The police just assume that Fred is trouble because of his appearance and because of his past. They don’t have any hope for him at all. When they look at Fred, they see a criminal. When God looks at Fred, He sees something entirely different. The thing is, I know Fred still has issues. I know he’s not perfect. But I also know that I have a really big God whose heart is filled with hope for Fred so I want to have that same kind of hope for him as well. I’m not going to speak over Fred what I see with my flesh. He already knows this about himself. What is much more powerful is speaking what God has already destined in His heart for Fred to be.
I’ve been thinking about this topic a lot lately because it seems that my church body has been really concentrating on the subject of love, lately. It’s true that love doesn’t always look fluffy and cute and pink. Sometimes love means you have to stop enabling someone in their sin. Sometimes love means you do have to confront in love. But that’s what prophecy does to come in and heal. It speaks into existence something that is not as if it were. I’m really really passionate on the subject of prophecy and that it’s full purpose is to bring the “testimony of Jesus” that John speaks about in Revelation 19:10. The “testimony of Jesus” is a testimony of redemption. It’s not staring at the old creation so that someone can figure out how messed up they are (although there are moments when hidden sin should be exposed, this shouldn’t be common). Prophecy is speaking out something powerful over someone and calling them to rise up to their place beside the throne.
Recently I heard about a ministry where during their church service a young woman stood up to bring a prophetic word:
“I believe that thousands of young people will come here to join this ministry and I don’t mean people with problems…!”
My wish isn’t to critisize another ministry but to point out the obvious and painful reality that is spreading throughout many churches. When you have a church full of people with problems, things will inevitably get messy. When you claim that everyone in your church is without problems or issues, that is when things get even messier. The problem is, everyone has issues and the more your congregation avoids those issues, the less likely your church is to grow and flourish… and trust me there just aren’t enough “perfect people” to fill up the seats in a ministry. They don’t exist. Clearly, the ministry was seeking fame for itself… they didn’t care about ministering to broken people… you know the kind of broken people that Jesus hung out with. What is the purpose of a church that doesn’t minister to the broken? Hype. The bigger their numbers, the more loud and exciting,… the bigger their name.
This summer I had a dream. I dreamt I walked into a room that was full of puppies. I love puppies and I knew, in my dream, I was free to take whatever puppy I wanted. Most of the puppies were beautiful and adorable. I remember a beautiful yellow Labrador Retriever and a cuddly St.
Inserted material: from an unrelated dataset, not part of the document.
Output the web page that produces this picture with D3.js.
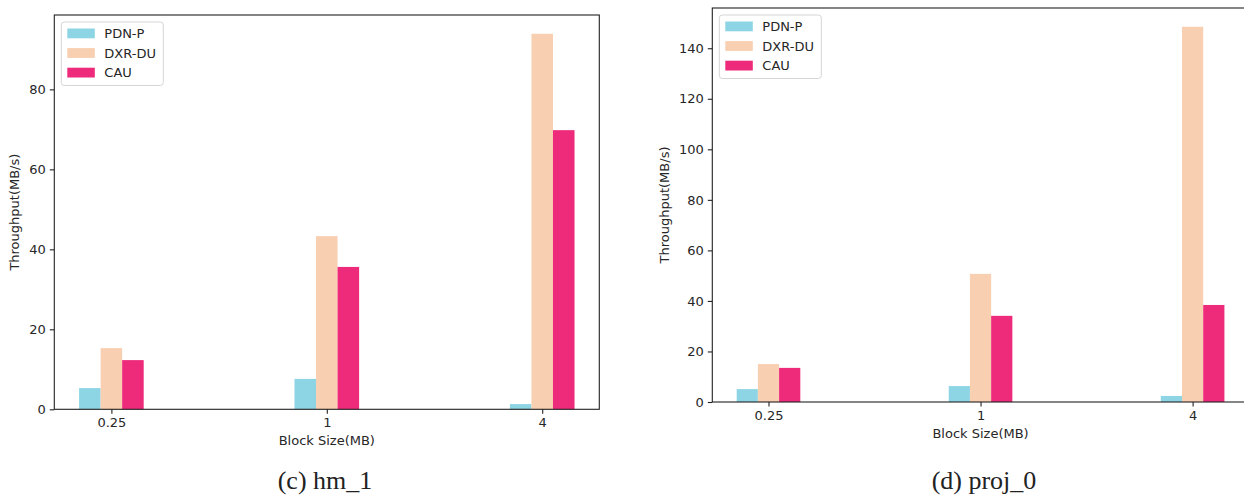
<!DOCTYPE html>
<html>
<head>
<meta charset="utf-8">
<script src="https://cdn.jsdelivr.net/npm/d3@7"></script>
<style>
  body { margin: 0; background: white; }
  svg text { font-family: "DejaVu Sans", sans-serif; fill: #262626; }
  .axis path, .axis line { stroke: #222; stroke-width: 1.1; }
  .caption { font-family: "Liberation Serif", "Times New Roman", serif; font-size: 26px; fill: #222; }
</style>
</head>
<body>
<svg id="chart" width="1244" height="496"></svg>
<script>
// block sizes on the x axis
var categories = ["0.25", "1", "4"];
var seriesNames = ["PDN-P", "DXR-DU", "CAU"];
var seriesColors = ["#8dd5e5", "#f8cfb1", "#ee2a7b"];

// (c) hm_1 throughput, MB/s
var hm1PDN = [5.3, 7.6, 1.3];
var hm1DXR = [15.3, 43.3, 93.9];
var hm1CAU = [12.3, 35.6, 69.8];
var hm1Ticks = [0, 20, 40, 60, 80];

// (d) proj_0 throughput, MB/s
var proj0PDN = [5.1, 6.3, 2.4];
var proj0DXR = [15.0, 50.7, 148.5];
var proj0CAU = [13.5, 34.1, 38.4];
var proj0Ticks = [0, 20, 40, 60, 80, 100, 120, 140];

var svg = d3.select("#chart");

function drawPanel(opts) {
  var series = opts.series;
  var width = opts.right - opts.left,
      height = opts.bottom - opts.top;

  var g = svg.append("g")
      .attr("transform", "translate(" + opts.left + "," + opts.top + ")");

  var barW = 0.1;
  // matplotlib style: data span -0.15..2.15 plus 5% margins
  var span = [-1.5 * barW, categories.length - 1 + 1.5 * barW];
  var pad = (span[1] - span[0]) * 0.05;
  var x = d3.scaleLinear()
      .domain([span[0] - pad, span[1] + pad])
      .range([0, width]);

  var ymax = d3.max(series, function(s) { return d3.max(s); }) * 1.05;
  var y = d3.scaleLinear()
      .domain([0, ymax])
      .range([height, 0]);

  series.forEach(function(vals, si) {
    g.selectAll(".bar" + si)
      .data(vals)
      .enter().append("rect")
        .attr("x", function(d, i) { return x(i + (si - 1) * barW - barW / 2); })
        .attr("width", function(d, i) { return x(barW) - x(0); })
        .attr("y", function(d) { return y(d); })
        .attr("height", function(d) { return height - y(d); })
        .style("fill", seriesColors[si]);
  });

  var xAxis = d3.axisBottom(x)
      .tickValues(d3.range(categories.length))
      .tickFormat(function(d) { return categories[d]; })
      .tickSize(4.5)
      .tickPadding(4);

  var yAxis = d3.axisLeft(y)
      .tickValues(opts.ticks)
      .tickSize(4.5)
      .tickPadding(4);

  g.append("g")
      .attr("class", "axis")
      .attr("transform", "translate(0," + height + ")")
      .call(xAxis)
      .call(function(a) { a.select(".domain").remove(); });

  g.append("g")
      .attr("class", "axis")
      .call(yAxis)
      .call(function(a) { a.select(".domain").remove(); });

  g.selectAll(".axis text").style("font-size", "13px").style("fill", "#262626");

  // spines
  g.append("rect")
      .attr("width", width)
      .attr("height", height)
      .style("fill", "none")
      .style("stroke", "#222")
      .style("stroke-width", 1.1);

  // axis labels
  g.append("text")
      .attr("x", width / 2)
      .attr("y", height + 36)
      .attr("text-anchor", "middle")
      .style("font-size", "13px")
      .text("Block Size(MB)");

  g.append("text")
      .attr("transform", "translate(" + opts.ylabelX + "," + (height / 2) + ") rotate(-90)")
      .attr("text-anchor", "middle")
      .style("font-size", "13px")
      .text("Throughput(MB/s)");

  // legend
  var lg = g.append("g").attr("transform", "translate(7,7)");
  lg.append("rect")
      .attr("width", 102)
      .attr("height", 63.5)
      .attr("rx", 3)
      .style("fill", "white")
      .style("fill-opacity", 0.8)
      .style("stroke", "#d5d5d5");
  seriesNames.forEach(function(name, i) {
    lg.append("rect")
        .attr("x", 6)
        .attr("y", 6.5 + i * 19.6)
        .attr("width", 27.5)
        .attr("height", 9.8)
        .style("fill", seriesColors[i]);
    lg.append("text")
        .attr("x", 43)
        .attr("y", 16 + i * 19.6)
        .style("font-size", "13px")
        .text(name);
  });

  svg.append("text")
      .attr("class", "caption")
      .attr("x", opts.captionX)
      .attr("y", 489)
      .attr("text-anchor", "middle")
      .text(opts.caption);
}

drawPanel({
  series: [hm1PDN, hm1DXR, hm1CAU],
  ticks: hm1Ticks,
  left: 54.3, right: 599.3, top: 15, bottom: 409.3,
  ylabelX: -35,
  caption: "(c) hm_1", captionX: 325
});

drawPanel({
  series: [proj0PDN, proj0DXR, proj0CAU],
  ticks: proj0Ticks,
  left: 712.3, right: 1248.8, top: 8, bottom: 402,
  ylabelX: -43,
  caption: "(d) proj_0", captionX: 984
});
</script>
</body>
</html>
Bernard among the wiggly animals. In the room with the puppies were several African orphan children. As I scanned through the many puppies I couldn’t seem to make a decision and so I asked the orphans which one I should take with me. The orphans brought me a skinny, quiet, ugly puppy.
This is the one you want me to take? You think this is the best one? I was very disappointed. I wanted to take care of a puppy that was pretty and clean and happy. Sometime before the dream ended I went from picking out an ugly puppy to picking out which orphan I would take home with me. The Lord has since taken me on a journey about this subject.
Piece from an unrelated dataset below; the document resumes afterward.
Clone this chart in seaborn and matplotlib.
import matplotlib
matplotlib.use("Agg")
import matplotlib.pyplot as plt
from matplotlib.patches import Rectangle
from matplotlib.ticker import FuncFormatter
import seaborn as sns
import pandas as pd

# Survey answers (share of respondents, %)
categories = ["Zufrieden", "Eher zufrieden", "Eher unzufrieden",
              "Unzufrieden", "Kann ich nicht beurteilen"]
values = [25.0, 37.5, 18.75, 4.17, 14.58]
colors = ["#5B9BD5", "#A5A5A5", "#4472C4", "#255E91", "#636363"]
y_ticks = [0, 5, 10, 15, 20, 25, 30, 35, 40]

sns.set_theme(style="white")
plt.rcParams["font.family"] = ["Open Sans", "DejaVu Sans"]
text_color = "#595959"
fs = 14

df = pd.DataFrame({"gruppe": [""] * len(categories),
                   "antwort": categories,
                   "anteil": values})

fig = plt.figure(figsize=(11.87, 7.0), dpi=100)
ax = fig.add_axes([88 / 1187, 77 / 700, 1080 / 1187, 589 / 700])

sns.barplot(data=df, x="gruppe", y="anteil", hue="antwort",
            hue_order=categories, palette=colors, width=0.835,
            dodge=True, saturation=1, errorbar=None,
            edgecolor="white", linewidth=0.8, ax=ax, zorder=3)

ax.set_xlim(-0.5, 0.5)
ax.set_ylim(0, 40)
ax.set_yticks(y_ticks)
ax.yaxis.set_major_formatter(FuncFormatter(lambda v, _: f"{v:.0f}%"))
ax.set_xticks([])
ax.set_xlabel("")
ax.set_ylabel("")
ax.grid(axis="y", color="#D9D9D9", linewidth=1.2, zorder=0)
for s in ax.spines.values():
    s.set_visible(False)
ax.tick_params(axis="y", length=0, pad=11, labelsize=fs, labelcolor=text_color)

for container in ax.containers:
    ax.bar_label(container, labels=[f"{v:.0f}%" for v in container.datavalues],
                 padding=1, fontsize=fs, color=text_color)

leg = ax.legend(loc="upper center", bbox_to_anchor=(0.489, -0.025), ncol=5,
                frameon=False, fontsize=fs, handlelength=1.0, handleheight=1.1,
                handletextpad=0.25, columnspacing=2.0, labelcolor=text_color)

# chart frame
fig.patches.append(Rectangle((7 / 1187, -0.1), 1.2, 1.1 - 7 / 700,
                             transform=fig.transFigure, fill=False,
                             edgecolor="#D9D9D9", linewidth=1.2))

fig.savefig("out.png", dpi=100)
I have to confess that I haven’t always wanted to minister to the broken but for some reason, since high school, I am always finding myself around broken people and I always seem to be ministering to them. I’m realizing that my perception of what the Lord has invited me to do isn’t even based on what He has actually called me to do. Maybe the adventure he has invited me on isn’t as glamorous as I thought it was. It could be that one day I’ll move to Africa and live in a remote, mosquito-infested jungle among starving children… but how am I going to prepare for that?
By learning to love the broken, spiritually starved people in Little Rock. That’s how. The ones addicted to crack and heroin; the ones who sit in the Quapaw Quarter begging for extra change; those that sell themselves for cash to spend on their habits. Next month I am preparing to move to a new place with my friend Toni. As I have been praying about where we should live, the thought of moving to downtown Little Rock has been a constant, nagging sensation. This morning I woke up with this vision of our house being full of addicted people; People starving to know the love of the Father; People who try to control their pain through drugs, binge-drinking and sex. These are the people that make religious people feel uncomfortable. But my heart is to love these people and make Jesus known to them. To pray the love of the Father over them and to see them set free from all of their “problems”. To call out, through prophecy, who they really are and who Jesus has destined them to be.
If no one wants to take them, I’m up for the challenge.